À cet égard, je tiens à réaffirmer solennellement que la privation de liberté ne signifie pas la privation de l'accès au droit. C'est pourquoi la mise en place de délégués du Médiateur dans les prisons a été couronnée de succès et mérite d'être encouragée et amplifiée : depuis 2005, 1 500 saisines de détenus ont ainsi été recensées avec un taux de réussite des interventions des délégués auprès de l'administration pénitentiaire variant de 60 % à 70 %, ce qui est tout à fait remarquable.
Parallèlement à la mise en place des délégués dans les prisons, votre institution a, je le sais, pris une part très active aux réflexions qui ont abouti, le 30 octobre 2007, au vote de la loi instituant un contrôleur général des lieux de privation de liberté, deux ans après la signature par la France du protocole facultatif à la convention des Nations unies contre la torture. Il importe désormais de procéder - je le dis à M. Bussereau, présent en cet instant au banc du Gouvernement - à la nomination du contrôleur afin de mettre en place ce contrôle indépendant dans les plus brefs délais.
Mais ce thème est loin d'épuiser le champ de votre action.
Il est édifiant de constater que votre rôle consiste souvent à guider le citoyen dans les méandres des circuits administratifs. J'ai ainsi relevé que 46 % des affaires traitées par vos services étaient des demandes d'information et d'orientation. Ce chiffre, certes en léger repli par rapport à 2006, témoigne de l'impérieuse nécessité, que vous avez rappelée tout à l'heure, de poursuivre inlassablement le chantier de simplification du droit.
Il s'agit là non seulement d'un impératif juridique - l'accessibilité et l'intelligibilité de la loi sont des objectifs de valeur constitutionnelle, que le Conseil constitutionnel a déjà eu l'occasion de rappeler à propos de certains textes inintelligibles - mais également et surtout d'une exigence politique. La simplification répond en effet à une attente forte de nos concitoyens, déroutés par l'abondance et la complexité des normes, de nos entreprises, freinées dans leurs initiatives par la multiplicité des démarches administratives à accomplir, et des administrations publiques elles-mêmes, conscientes que l'inflation des textes et leur insuffisante clarté nuisent à l'efficacité de l'action des pouvoirs publics et en augmentent sensiblement le coût. Quand je parle des administrations publiques, je pense particulièrement aux administrations locales. Ce que vous avez cité en matière d'urbanisme est révélateur des difficultés croissantes que rencontrent les collectivités locales dans ce domaine et du peu d'assistance qu'elles peuvent désormais attendre des services de l'État.
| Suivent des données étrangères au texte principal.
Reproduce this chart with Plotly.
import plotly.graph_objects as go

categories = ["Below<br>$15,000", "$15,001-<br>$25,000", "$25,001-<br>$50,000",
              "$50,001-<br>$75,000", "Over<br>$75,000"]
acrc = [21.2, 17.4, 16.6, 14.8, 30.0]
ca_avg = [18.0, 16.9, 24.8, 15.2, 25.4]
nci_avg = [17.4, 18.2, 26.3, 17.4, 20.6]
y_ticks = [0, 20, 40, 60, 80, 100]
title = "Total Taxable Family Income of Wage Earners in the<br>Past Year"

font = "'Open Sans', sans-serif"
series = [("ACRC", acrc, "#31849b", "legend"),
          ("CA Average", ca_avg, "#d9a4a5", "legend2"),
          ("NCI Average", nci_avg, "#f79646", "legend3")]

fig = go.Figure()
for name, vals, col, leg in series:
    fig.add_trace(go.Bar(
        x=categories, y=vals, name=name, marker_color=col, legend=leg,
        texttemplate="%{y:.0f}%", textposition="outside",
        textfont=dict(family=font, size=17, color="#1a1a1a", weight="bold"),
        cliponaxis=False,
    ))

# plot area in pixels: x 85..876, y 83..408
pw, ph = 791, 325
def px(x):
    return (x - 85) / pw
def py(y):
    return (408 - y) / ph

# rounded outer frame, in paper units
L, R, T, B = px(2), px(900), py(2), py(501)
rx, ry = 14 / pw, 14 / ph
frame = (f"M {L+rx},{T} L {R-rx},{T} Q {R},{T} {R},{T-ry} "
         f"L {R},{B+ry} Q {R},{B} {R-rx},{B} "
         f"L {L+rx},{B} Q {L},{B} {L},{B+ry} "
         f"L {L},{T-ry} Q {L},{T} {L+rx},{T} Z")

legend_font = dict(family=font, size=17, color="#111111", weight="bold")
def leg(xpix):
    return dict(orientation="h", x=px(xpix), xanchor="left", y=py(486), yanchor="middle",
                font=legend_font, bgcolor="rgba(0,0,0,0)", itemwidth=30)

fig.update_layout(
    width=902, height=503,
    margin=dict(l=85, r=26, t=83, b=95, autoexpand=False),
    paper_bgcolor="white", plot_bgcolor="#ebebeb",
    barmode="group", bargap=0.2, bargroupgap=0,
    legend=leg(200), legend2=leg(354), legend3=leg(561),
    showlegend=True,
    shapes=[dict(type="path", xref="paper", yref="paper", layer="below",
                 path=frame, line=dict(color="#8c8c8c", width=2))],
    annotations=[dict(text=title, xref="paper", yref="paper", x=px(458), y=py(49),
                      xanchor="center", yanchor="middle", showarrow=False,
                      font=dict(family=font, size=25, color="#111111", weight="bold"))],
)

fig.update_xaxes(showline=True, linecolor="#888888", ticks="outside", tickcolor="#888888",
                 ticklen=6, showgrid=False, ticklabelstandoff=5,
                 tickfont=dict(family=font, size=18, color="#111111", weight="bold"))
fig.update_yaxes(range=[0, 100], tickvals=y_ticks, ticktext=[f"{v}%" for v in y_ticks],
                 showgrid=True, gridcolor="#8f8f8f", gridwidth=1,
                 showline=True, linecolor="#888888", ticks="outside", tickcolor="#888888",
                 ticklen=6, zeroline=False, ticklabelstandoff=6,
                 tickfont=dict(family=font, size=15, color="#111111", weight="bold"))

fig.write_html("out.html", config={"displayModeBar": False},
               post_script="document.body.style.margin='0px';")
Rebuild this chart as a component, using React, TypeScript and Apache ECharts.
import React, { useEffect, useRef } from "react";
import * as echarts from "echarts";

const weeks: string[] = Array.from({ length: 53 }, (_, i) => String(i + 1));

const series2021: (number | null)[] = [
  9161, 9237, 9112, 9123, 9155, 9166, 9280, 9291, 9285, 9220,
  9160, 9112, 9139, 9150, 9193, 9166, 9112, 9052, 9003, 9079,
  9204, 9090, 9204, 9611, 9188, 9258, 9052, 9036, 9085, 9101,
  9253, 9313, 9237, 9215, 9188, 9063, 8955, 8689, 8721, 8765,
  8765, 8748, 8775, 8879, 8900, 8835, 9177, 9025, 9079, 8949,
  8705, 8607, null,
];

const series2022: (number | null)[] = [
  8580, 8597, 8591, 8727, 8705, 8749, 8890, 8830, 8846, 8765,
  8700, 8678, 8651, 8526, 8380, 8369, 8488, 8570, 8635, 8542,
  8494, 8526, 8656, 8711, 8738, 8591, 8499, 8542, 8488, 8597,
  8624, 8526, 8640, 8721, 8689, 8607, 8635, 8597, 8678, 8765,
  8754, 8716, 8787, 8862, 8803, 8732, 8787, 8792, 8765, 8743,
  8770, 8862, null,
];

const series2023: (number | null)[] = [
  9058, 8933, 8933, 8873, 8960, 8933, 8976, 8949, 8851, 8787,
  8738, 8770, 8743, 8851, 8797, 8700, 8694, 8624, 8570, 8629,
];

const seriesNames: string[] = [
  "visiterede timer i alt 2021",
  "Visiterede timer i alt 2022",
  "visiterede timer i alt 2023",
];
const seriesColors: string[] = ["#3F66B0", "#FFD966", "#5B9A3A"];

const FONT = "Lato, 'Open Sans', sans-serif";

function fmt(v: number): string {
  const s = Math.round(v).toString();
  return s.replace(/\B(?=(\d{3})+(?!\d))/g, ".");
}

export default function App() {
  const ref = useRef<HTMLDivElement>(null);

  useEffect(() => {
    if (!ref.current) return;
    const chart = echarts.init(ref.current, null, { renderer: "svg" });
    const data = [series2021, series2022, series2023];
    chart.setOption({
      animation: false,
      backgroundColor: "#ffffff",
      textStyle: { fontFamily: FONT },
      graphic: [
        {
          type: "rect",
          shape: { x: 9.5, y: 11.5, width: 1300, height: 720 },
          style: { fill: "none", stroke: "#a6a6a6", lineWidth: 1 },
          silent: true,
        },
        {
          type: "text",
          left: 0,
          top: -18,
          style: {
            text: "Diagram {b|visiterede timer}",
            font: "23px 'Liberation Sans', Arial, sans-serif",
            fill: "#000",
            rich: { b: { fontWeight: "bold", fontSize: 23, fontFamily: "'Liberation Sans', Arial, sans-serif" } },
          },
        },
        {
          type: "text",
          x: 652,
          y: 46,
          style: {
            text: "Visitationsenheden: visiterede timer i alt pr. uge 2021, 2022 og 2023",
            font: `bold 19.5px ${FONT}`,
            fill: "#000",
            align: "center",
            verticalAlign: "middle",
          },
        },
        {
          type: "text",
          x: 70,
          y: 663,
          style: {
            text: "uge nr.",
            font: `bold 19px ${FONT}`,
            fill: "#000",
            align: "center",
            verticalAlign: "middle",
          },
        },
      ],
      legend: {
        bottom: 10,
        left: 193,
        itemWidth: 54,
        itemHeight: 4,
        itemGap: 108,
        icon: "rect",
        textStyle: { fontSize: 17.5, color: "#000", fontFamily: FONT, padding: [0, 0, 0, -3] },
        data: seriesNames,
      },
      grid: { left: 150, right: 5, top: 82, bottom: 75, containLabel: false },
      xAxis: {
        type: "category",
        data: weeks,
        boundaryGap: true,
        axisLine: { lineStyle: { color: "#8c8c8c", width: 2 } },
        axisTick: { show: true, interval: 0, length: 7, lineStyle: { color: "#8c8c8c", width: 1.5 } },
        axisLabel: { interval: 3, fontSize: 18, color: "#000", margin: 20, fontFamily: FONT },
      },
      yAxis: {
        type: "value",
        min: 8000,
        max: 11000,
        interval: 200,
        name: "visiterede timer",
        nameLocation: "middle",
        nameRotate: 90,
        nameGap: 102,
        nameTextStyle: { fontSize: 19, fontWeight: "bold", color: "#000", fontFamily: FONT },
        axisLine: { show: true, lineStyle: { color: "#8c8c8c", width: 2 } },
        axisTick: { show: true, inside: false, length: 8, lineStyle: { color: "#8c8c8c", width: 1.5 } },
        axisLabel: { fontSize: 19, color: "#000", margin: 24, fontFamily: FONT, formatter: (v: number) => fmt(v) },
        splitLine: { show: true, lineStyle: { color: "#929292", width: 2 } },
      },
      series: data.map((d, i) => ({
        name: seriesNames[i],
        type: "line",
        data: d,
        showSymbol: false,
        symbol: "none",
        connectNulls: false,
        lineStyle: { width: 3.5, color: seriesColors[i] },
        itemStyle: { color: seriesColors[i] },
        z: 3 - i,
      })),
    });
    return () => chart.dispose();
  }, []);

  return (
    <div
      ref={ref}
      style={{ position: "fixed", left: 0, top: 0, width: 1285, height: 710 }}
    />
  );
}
On connaît tous la mise en garde du Conseil d'État formulée dans ses rapports annuels de 1991 et 2006 : « quand le droit bavarde, le citoyen ne lui prête qu'une oreille distraite ».
On connaît moins celle de Montaigne : « Nous avons en France plus de lois que tout le reste du monde ensemble, et plus qu'il n'en faudrait à régler tous les mondes d'Épicure... Qu'ont gagné nos législateurs à choisir cent mille espèces et faits particuliers et à y attacher cent mille lois ? Les lois les plus désirables, ce sont les plus rares, plus simples et générales. »
M. Charles Revet. C'est vrai !
M. Jean-Jacques Hyest, président de la commission des lois. C'est toujours vrai.
M. Christian Cointat. Absolument !
M. le président. Monsieur le président Hyest, à nous seuls nous avons plus de collectivités que l'ensemble des vingt-six autres pays de l'Union européenne ! (M. Charles Revet s'exclame.)
Essayez de supprimer une collectivité dans un département, vous verrez le travail !
M. Jean-Jacques Hyest, président de la commission des lois. C'est un autre sujet...
Cette préoccupation, monsieur le Médiateur, je sais que vous la partagez tout autant que notre commission des lois. À cet égard, je tiens à souligner le travail de coopération remarquable que vous avez engagé l'an passé avec le Parlement, à l'occasion de la proposition de loi de simplification du droit.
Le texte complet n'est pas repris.